Weil immer mehr Senioren und deren Familien die Kosten nicht mehr tragen können, engagieren sie Pflegekräfte aus Ländern mit niedrigerem Lohnniveau wie Lettland oder Polen.

Karin Timmermann, SPD-Expertin für Senioren, sagt, dass sich die hohe Zahl der Singlehaushalte auf die Pflege und die Ausgaben auswirken wird. Denn kann der Pflegebedürftige sich die nicht selber leisten, muss zuerst die Familie einspringen. Dort, wo es sie nicht gibt, ist die Stadt gefragt. Sie sagt auch, dass die von der Bundesregierung angekündigte Erhöhung der Pflegeversicherung um 0,1 Prozentpunkte zu wenig sei. "Es müssten mindestens 0,5 Prozentpunkte sein." Auch CDU-Frau Föcking sagt: "Hochwertige Pflege gibt es nicht zum Dumpingpreis." Sie schlägt vor, soweit es geht, die Pflege in Heimen zu vermeiden. "Aber dafür müsste man Wohnungen barrierefrei und behindertengerecht bauen." Das sei zwar erst einmal teuer, würde sich aber später lohnen, da ambulante Pflege günstiger als stationäre sei. Ein Beispiel dafür hat sie auch parat: "Energetische Sanierungen sind auch teuer, werden aber dennoch durchgeführt."
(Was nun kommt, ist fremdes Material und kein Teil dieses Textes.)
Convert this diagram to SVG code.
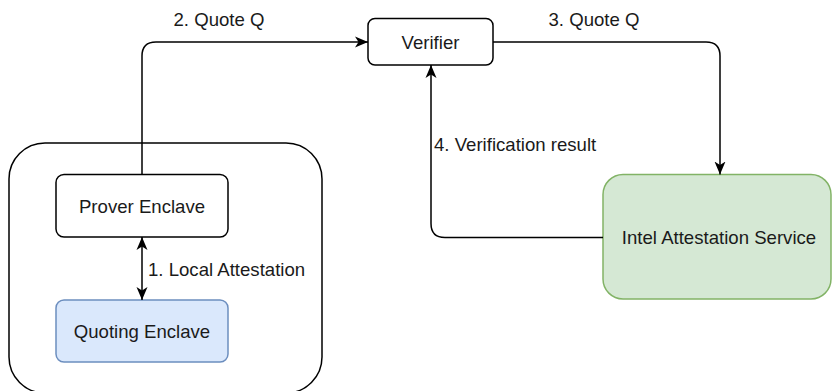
<svg xmlns="http://www.w3.org/2000/svg" width="832" height="391" viewBox="0 0 832 391">
  <style>
    .box { fill: #ffffff; stroke: #000000; stroke-width: 1.5; }
    .blue { fill: #dae8fc; stroke: #6c8ebf; stroke-width: 1.5; }
    .green { fill: #d5e8d4; stroke: #82b366; stroke-width: 1.5; }
    .edge { fill: none; stroke: #000000; stroke-width: 1.5; }
    text { font-family: "Liberation Sans", Arial, sans-serif; font-size: 18.6px; fill: #1a1a1a; }
    .c { text-anchor: middle; dominant-baseline: central; }
  </style>
  <defs>
    <marker id="arrow" viewBox="0 0 14 12" refX="13" refY="6" markerWidth="14" markerHeight="12" markerUnits="userSpaceOnUse" orient="auto-start-reverse">
      <path d="M0,0.5 L13,6 L0,11.5 L3.5,6 Z" fill="#000000"/>
    </marker>
  </defs>

  <!-- host platform container -->
  <g id="platform">
    <rect x="9" y="143" width="313" height="250" rx="36" ry="36" class="box"/>
  </g>

  <g id="prover">
    <rect x="56" y="174.5" width="172" height="62.5" rx="8" class="box"/>
    <text x="142" y="206" class="c">Prover Enclave</text>
  </g>

  <g id="quoting">
    <rect x="56" y="300" width="172" height="62" rx="8" class="blue"/>
    <text x="142" y="331.5" class="c">Quoting Enclave</text>
  </g>

  <g id="verifier">
    <rect x="368" y="18.5" width="125" height="46.5" rx="7" class="box"/>
    <text x="430.5" y="42" class="c">Verifier</text>
  </g>

  <g id="ias">
    <rect x="603" y="174.5" width="228" height="124.5" rx="20" class="green"/>
    <text x="719" y="237.5" class="c">Intel Attestation Service</text>
  </g>

  <!-- message flows -->
  <g id="connectors">
    <path class="edge" d="M142,237 L142,300" marker-start="url(#arrow)" marker-end="url(#arrow)"/>
    <path class="edge" d="M142,174.5 L142,56 Q142,42 156,42 L368,42" marker-end="url(#arrow)"/>
    <path class="edge" d="M493,42 L706,42 Q720,42 720,56 L720,174.5" marker-end="url(#arrow)"/>
    <path class="edge" d="M603,237.5 L445,237.5 Q431,237.5 431,223.5 L431,65" marker-end="url(#arrow)"/>
  </g>

  <g id="labels">
    <text x="148" y="275.5">1. Local Attestation</text>
    <text x="219" y="26" text-anchor="middle">2. Quote Q</text>
    <text x="594" y="26" text-anchor="middle">3. Quote Q</text>
    <text x="434" y="151">4. Verification result</text>
  </g>
</svg>
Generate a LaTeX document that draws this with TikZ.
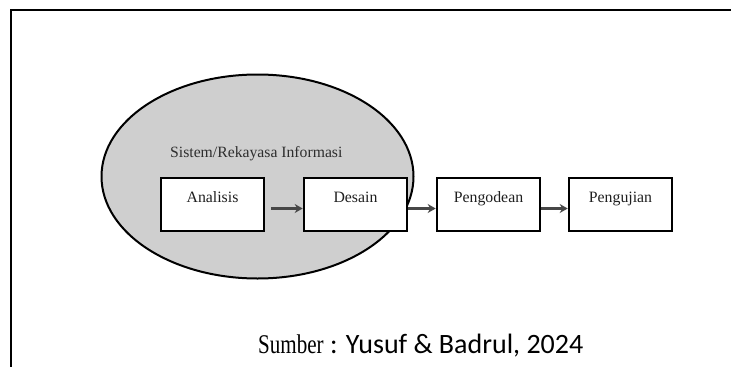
\documentclass[tikz,border=0pt]{standalone}
\usepackage{fontspec}
\usepackage{graphicx}
\setmainfont{Liberation Serif}
\newfontfamily\calfont{Carlito}
\usetikzlibrary{arrows.meta,shapes.geometric}
\tikzset{
  stagebox/.style={draw=black, line width=2.6pt, fill=white, minimum width=103pt, minimum height=53pt, inner sep=0pt},
  stagetext/.style={font=\fontsize{15.8}{16}\selectfont, text=black!88, anchor=base, inner sep=0pt},
  flowarrow/.style={draw=black!72, line width=2.6pt, -{Stealth[length=8pt,width=9pt]}},
}
\begin{document}
\begin{tikzpicture}[x=1pt,y=-1pt]
\fill[white] (0,0) rectangle (731,367);
% frame
\coordinate (ftop) at (731,10);
\coordinate (fcorner) at (11,10);
\coordinate (fbot) at (11,367);
\draw[line width=2.6pt] (ftop) -- (fcorner) -- (fbot);
% ellipse
\node[draw=black, line width=2pt, fill=black!19, shape=ellipse, minimum width=312pt, minimum height=204pt, inner sep=0pt] (sys) at (257.5,176.5) {};
\node[font=\fontsize{15.7}{16}\selectfont, text=black!82, anchor=base west, inner sep=0pt] (systxt) at (170,157) {Sistem/Rekayasa Informasi};
% boxes
\node[stagebox] (ana) at (212.5,204.5) {};
\node[stagebox] (des) at (355.5,204.5) {};
\node[stagebox] (kod) at (488.5,204.5) {};
\node[stagebox] (uji) at (620.5,204.5) {};
\node[stagetext] (anat) at (212.5,202.5) {Analisis};
\node[stagetext] (dest) at (355.5,202.5) {Desain};
\node[stagetext] (kodt) at (488.5,202.5) {Pengodean};
\node[stagetext] (ujit) at (620.5,202.5) {Pengujian};
% arrows
\draw[flowarrow, shorten <=6pt] ([yshift=-4pt]ana.east) -- ([yshift=-4pt]des.west);
\draw[flowarrow] ([yshift=-4pt]des.east) -- ([yshift=-4pt]kod.west);
\draw[flowarrow] ([yshift=-4pt]kod.east) -- ([yshift=-4pt]uji.west);
% caption
\node[anchor=base west, inner sep=0pt] (cap) at (258,353) {\scalebox{0.78}[1]{\fontsize{27}{28}\selectfont Sumber}\calfont\fontsize{28}{30}\selectfont{} : Yusuf \& Badrul, 2024};
\pgfresetboundingbox
\useasboundingbox (0,0) rectangle (731,367);
\end{tikzpicture}
\end{document}
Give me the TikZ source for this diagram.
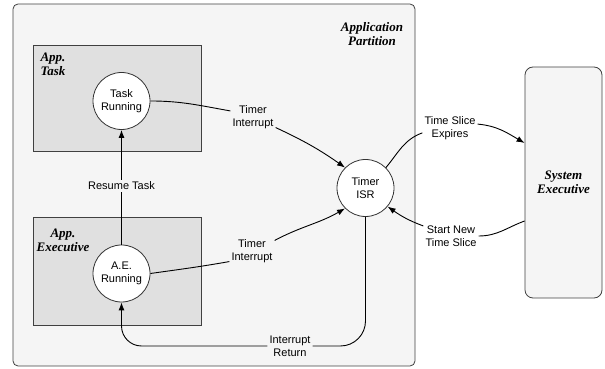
\documentclass[tikz,border=0pt]{standalone}
\usepackage{fontspec}
\setmainfont{Liberation Sans}
\newfontfamily\titlefont{Liberation Serif}
\usetikzlibrary{shapes, arrows.meta, positioning, calc}

\begin{document}
\begin{tikzpicture}[
    x=1pt, y=1pt,
    partition/.style={rectangle, draw=black!75, fill=black!4, line width=0.8pt, rounded corners=5pt, minimum width=402pt, minimum height=362pt, inner sep=0pt},
    layer/.style={rectangle, draw=black!75, fill=black!12, line width=0.8pt, minimum width=168pt, inner sep=0pt},
    sysbox/.style={rectangle, draw=black!75, fill=black!4, line width=0.8pt, rounded corners=8pt, minimum width=77pt, minimum height=231pt, inner sep=0pt},
    state/.style={circle, draw=black!80, fill=white, line width=0.8pt, minimum size=57pt, inner sep=0pt, align=center, font=\fontsize{11}{13}\selectfont},
    title/.style={align=center, font=\titlefont\bfseries\itshape\fontsize{13}{14}\selectfont},
    lbl/.style={align=center, inner sep=2pt, font=\fontsize{11}{13}\selectfont},
    arrow/.style={-{Latex[length=8pt, width=6pt]}, line width=0.9pt},
    link/.style={line width=0.9pt}
]

% Canvas
\useasboundingbox (0,0) rectangle (605,369);

% Application partition and its layers
\node[partition] (part) at (214,184) {};
\node[title] (partlbl) at (372,335) {Application\\Partition};
\node[layer, minimum height=106pt] (taskbox) at (117,271) {};
\node[title] (tasklbl) at (53,305) {App.\\Task};
\node[layer, minimum height=108pt] (execbox) at (117,98) {};
\node[title] (execlbl) at (63,129) {App.\\Executive};

% States
\node[state] (taskrun) at (121.5,268) {Task\\Running};
\node[state] (aerun) at (121.5,95.5) {A.E.\\Running};
\node[state] (isr) at (365.5,181) {Timer\\ISR};

% System executive
\node[sysbox, title] (sysexec) at (563.5,186.5) {System\\Executive};

% Connector labels
\node[lbl] (ti1) at (253,252) {Timer\\Interrupt};
\node[lbl] (ti2) at (252,118) {Timer\\Interrupt};
\node[lbl] (resume) at (121.5,183) {Resume Task};
\node[lbl] (irl) at (290,23) {Interrupt\\Return};
\node[lbl] (tse) at (450,241) {Time Slice\\Expires};
\node[lbl] (snl) at (451,133) {Start New\\Time Slice};

% Interrupts into the ISR
\draw[link] (taskrun.east) to[out=0, in=170] (ti1.165);
\draw[arrow] (ti1.-25) to[out=-25, in=145] (isr.135);
\draw[link] (aerun.east) to[out=8, in=190] (ti2.205);
\draw[arrow] (ti2.25) to[out=28, in=210] (isr.225);

% Resume and return
\draw[link] (aerun.north) -- (resume.south);
\draw[arrow] (resume.north) -- (taskrun.south);
\draw[link, rounded corners=25pt] (isr.south) |- (irl.east);
\draw[arrow, rounded corners=20pt] (irl.west) -| (aerun.south);

% Time slices
\draw[link] (isr.45) to[out=50, in=200] (tse.190);
\draw[arrow] (tse.8) to[out=-5, in=150] ($(sysexec.west)+(0,39.5)$);
\draw[link] ($(sysexec.west)+(0,-38.5)$) to[out=200, in=0] (snl.east);
\draw[arrow] (snl.160) to[out=160, in=-35] (isr.-40);

\end{tikzpicture}
\end{document}
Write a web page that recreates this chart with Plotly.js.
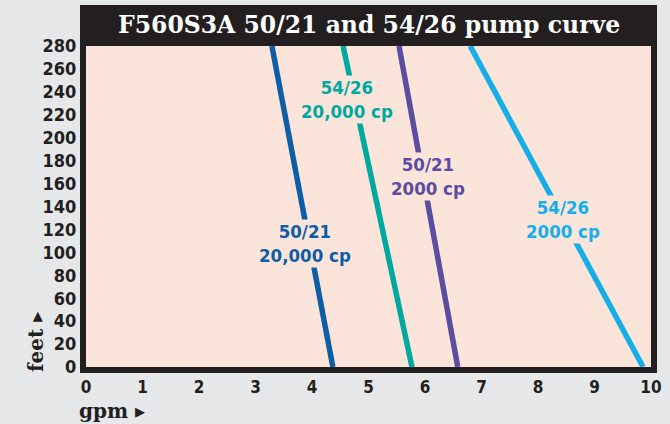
<!DOCTYPE html>
<html>
<head>
<meta charset="utf-8">
<script src="https://cdn.plot.ly/plotly-3.0.1.min.js"></script>
<style>html,body{margin:0;padding:0;background:#e6e7e9;}#chart{width:670px;height:424px;}</style>
</head>
<body>
<div id="chart"></div>
<script>
// Data (gpm at 0 ft and at 280 ft)
const feet = [0, 280];
const gpm_50_21_20000 = [4.37, 3.29];
const gpm_54_26_20000 = [5.77, 4.55];
const gpm_50_21_2000  = [6.58, 5.54];
const gpm_54_26_2000  = [9.86, 6.80];

const seriesNames = ["50/21<br>20,000 cp", "54/26<br>20,000 cp", "50/21<br>2000 cp", "54/26<br>2000 cp"];
const seriesColors = ["#0d5ea6", "#00a9a0", "#5b4ea1", "#14aee9"];
const xTicks = [0,1,2,3,4,5,6,7,8,9,10];
const yTicks = [0,20,40,60,80,100,120,140,160,180,200,220,240,260,280];
const titleText = "F560S3A 50/21 and 54/26 pump curve";

const series = [gpm_50_21_20000, gpm_54_26_20000, gpm_50_21_2000, gpm_54_26_2000];
// label positions (gpm, feet)
const labelPos = [[3.88,108],[4.62,233],[6.05,166],[8.44,129]];

const PINK = "#fbe4da";
const BLACK = "#231f20";
const labelFont = "DejaVu Sans Condensed, DejaVu Sans, sans-serif";
const serifFont = "DejaVu Serif, serif";

const traces = series.map((s,i)=>({
  x: s, y: feet, type: "scatter", mode: "lines",
  line: {color: seriesColors[i], width: 5.5},
  hoverinfo: "skip", showlegend: false
}));

const W = 565, H = 321;
const annotations = series.map((s,i)=>({
  x: labelPos[i][0], y: labelPos[i][1], xref: "x", yref: "y",
  xanchor: "center", yanchor: "middle",
  text: seriesNames[i], showarrow: false,
  font: {family: labelFont, size: 18.5, color: seriesColors[i], weight: "bold"},
  bgcolor: PINK, borderpad: 1, align: "center"
}));
annotations.push({
  x: 0.5, y: 1 + 21/H, xref: "paper", yref: "paper", showarrow: false,
  xanchor: "center", yanchor: "middle",
  text: "<b>" + titleText + "</b>",
  font: {family: serifFont, size: 23.5, color: "#ffffff"}
});
annotations.push({
  x: -50/W, y: 25/H, xref: "paper", yref: "paper", showarrow: false,
  xanchor: "center", yanchor: "middle",
  text: "<b>feet ▸</b>", textangle: -90,
  font: {family: serifFont, size: 20, color: BLACK}
});
annotations.push({
  x: 26/W, y: -44/H, xref: "paper", yref: "paper", showarrow: false,
  xanchor: "center", yanchor: "middle",
  text: "<b>gpm ▸</b>",
  font: {family: serifFont, size: 20, color: BLACK}
});

const tickFont = {family: labelFont, size: 18, color: BLACK, weight: "bold"};
const xTickFont = {family: labelFont, size: 17, color: BLACK, weight: "bold"};

const layout = {
  width: 670, height: 424,
  margin: {l: 86, r: 19, t: 46, b: 57, pad: 0},
  paper_bgcolor: "#e6e7e9",
  plot_bgcolor: PINK,
  showlegend: false,
  xaxis: {
    range: [0, 10], tickvals: xTicks, ticktext: xTicks.map(String),
    showgrid: false, zeroline: false, showline: true, linewidth: 6, linecolor: BLACK,
    mirror: true, ticks: "", tickfont: xTickFont, fixedrange: true
  },
  yaxis: {
    range: [0, 280], tickvals: yTicks, ticktext: yTicks.map(String),
    showgrid: false, zeroline: false, showline: true, linewidth: 6, linecolor: BLACK,
    mirror: true, ticks: "", tickfont: tickFont, fixedrange: true
  },
  shapes: [{
    type: "rect", xref: "paper", yref: "paper",
    x0: -6/W, x1: 1 + 6/W, y0: 1, y1: 1 + 41/H,
    fillcolor: BLACK, line: {width: 0}, layer: "below"
  }],
  annotations: annotations
};

Plotly.newPlot("chart", traces, layout, {displayModeBar: false, staticPlot: true});
</script>
</body>
</html>
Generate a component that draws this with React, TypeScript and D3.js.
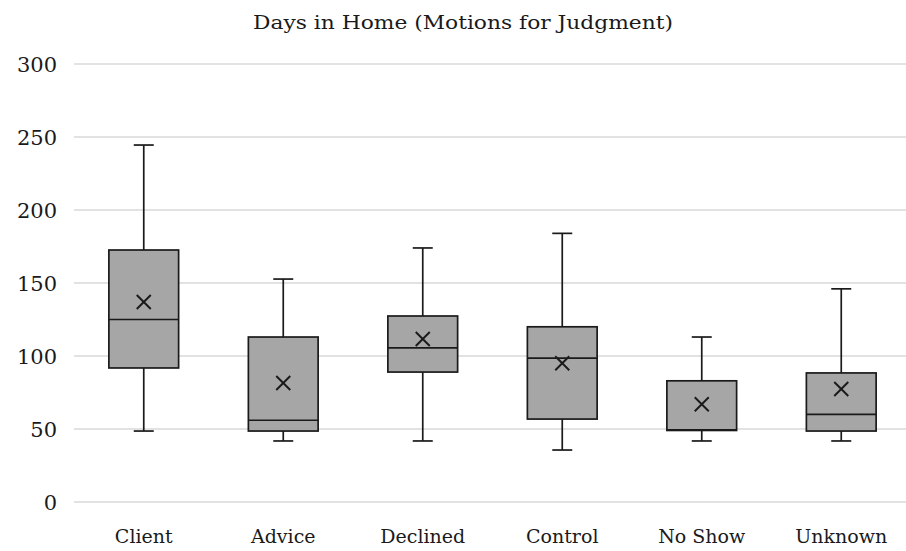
import * as d3 from "d3";

const width = 906;
const height = 551;
const marginTop = 64;
const marginBottom = 49;
const marginLeft = 74;
const plotRight = 911;

const categories = ["Client", "Advice", "Declined", "Control", "No Show", "Unknown"];
const whiskerLow = [48.6, 41.8, 41.8, 35.6, 41.8, 41.8];
const q1 = [91.8, 48.6, 89, 56.8, 49, 48.6];
const median = [125, 56, 105.5, 98.6, 49.5, 60];
const q3 = [172.6, 113, 127.4, 120, 83, 88.4];
const whiskerHigh = [244.5, 152.7, 174, 184, 113, 146];
const mean = [137, 81.5, 111.6, 95, 67, 77.4];
const yTicks = [0, 50, 100, 150, 200, 250, 300];

const font = "'DejaVu Serif', 'Liberation Serif', serif";
const ink = "#1a1a1a";

const App = () => {
  const x = d3.scaleBand().domain(categories).range([marginLeft, plotRight]).padding(0);
  const y = d3.scaleLinear().domain([0, 300]).range([height - marginBottom, marginTop]);

  const boxW = x.bandwidth() * 0.5;
  const capW = 20;
  const mk = 7;

  return (
    <svg
      width={width}
      height={height}
      viewBox={`0 0 ${width} ${height}`}
      style={{ position: "absolute", left: 0, top: 0, background: "#fff" }}
    >
      <text x={463} y={29} textAnchor="middle" fontFamily={font} fontSize={18} fill={ink}
        textLength={420} lengthAdjust="spacingAndGlyphs">
        Days in Home (Motions for Judgment)
      </text>

      {yTicks.map((t) => (
        <g key={t}>
          <line x1={marginLeft} x2={width} y1={y(t)} y2={y(t)} stroke="#d9d9d9" strokeWidth={1.5} />
          <text
            x={57}
            y={y(t)}
            dy="0.36em"
            textAnchor="end"
            fontFamily={font}
            fontSize={21}
            fill={ink}
          >
            {t}
          </text>
        </g>
      ))}

      {categories.map((c, i) => {
        const cx = (x(c) as number) + x.bandwidth() / 2;
        const my = y(mean[i]);
        return (
          <g key={c} stroke={ink} strokeWidth={1.7}>
            <line x1={cx} x2={cx} y1={y(whiskerHigh[i])} y2={y(q3[i])} />
            <line x1={cx} x2={cx} y1={y(q1[i])} y2={y(whiskerLow[i])} />
            <line x1={cx - capW / 2} x2={cx + capW / 2} y1={y(whiskerHigh[i])} y2={y(whiskerHigh[i])} />
            <line x1={cx - capW / 2} x2={cx + capW / 2} y1={y(whiskerLow[i])} y2={y(whiskerLow[i])} />
            <rect
              x={cx - boxW / 2}
              y={y(q3[i])}
              width={boxW}
              height={y(q1[i]) - y(q3[i])}
              fill="#a6a6a6"
            />
            <line x1={cx - boxW / 2} x2={cx + boxW / 2} y1={y(median[i])} y2={y(median[i])} />
            <line x1={cx - mk} x2={cx + mk} y1={my - mk} y2={my + mk} strokeWidth={2} />
            <line x1={cx - mk} x2={cx + mk} y1={my + mk} y2={my - mk} strokeWidth={2} />
            <text
              x={cx}
              y={543}
              textAnchor="middle"
              fontFamily={font}
              fontSize={19}
              fill={ink}
              stroke="none"
            >
              {c}
            </text>
          </g>
        );
      })}
    </svg>
  );
};

export default App;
Immerhin gibt es heute in einem Bereich keinen Mangel: bei den Plätzen in Pflegeheimen. Nach den aktuellsten Zahlen leben gut 15 500 Hamburger in derartigen Einrichtungen. Plätze gibt es dagegen mehr als 17 800. Timmermann: "Jeder Hamburger, der einen Platz in einer Einrichtung braucht, der bekommt auch einen."